Based on the foregoing, the Court concludes summary judgment should be entered in the Receiver's favor on his cause of action against LinMar Management for breach of the April 2009 note.

2. Impossibility

Impossibility is a defense to contract enforcement. See Mineral Park Land Co. v. Howard , 172 Cal. 289, 459-60 (1916). "The impossibility which will excuse the performance of a contract must consist in the nature of the thing to be done and not in the inability of the obligor to do it." Caron v. Andrew , 133 Cal.App. 2d 402, 407 (1955). Strict impossibility, however, is not required to excuse performance; rather, performance may also be excused under circumstances showing "impracticability because of extreme and unreasonable difficulty, expense, injury, or loss involved." Oosten v. Hay Haulers Dairy Emp. & Helpers Union , 45 Cal. 2d 784, 794 (1955). Still, for performance to be excused, it must be objectively-not subjectively-impossible or impracticable. See Hensler v. Los Angeles , 124 Cal.App. 2d 71, 83 (1964). Thus, a party may not generally rely on an impossibility defense to justify its failure to make payments, as making payments is not objectively impossible or impracticable. See Hoosier Energy Rural Elec. Coop., Inc. v. John Hancock Life Ins. Co. , 582 F.3d 721, 728 (7th Cir. 2009) (citing Restatement (Second) of Contracts § 261 cmt. d (1981)).

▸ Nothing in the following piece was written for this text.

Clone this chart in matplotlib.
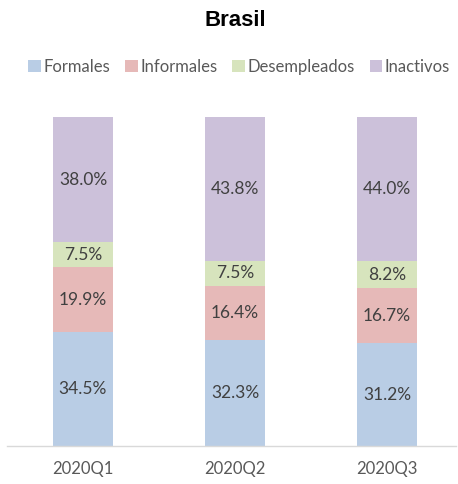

Here, LinMar Management has offered no evidence demonstrating that its purported inability to repay the loan is objectively impossible or impracticable. Instead, LinMar Management merely asserts-from its subjective perspective-that repaying the loan "can only be done at an excessive and unreasonable cost" to itself. LinMar Management has therefore failed to demonstrate that a dispute of material fact exists with regard to its impossibility defense.


Based on the foregoing, IT IS HEREBY ORDERED that:
1. The Receiver's Motion, (ECF No. 14), is GRANTED; and
2. The hearing on the Receiver's Motion, currently set for August 1, 2014, is VACATED.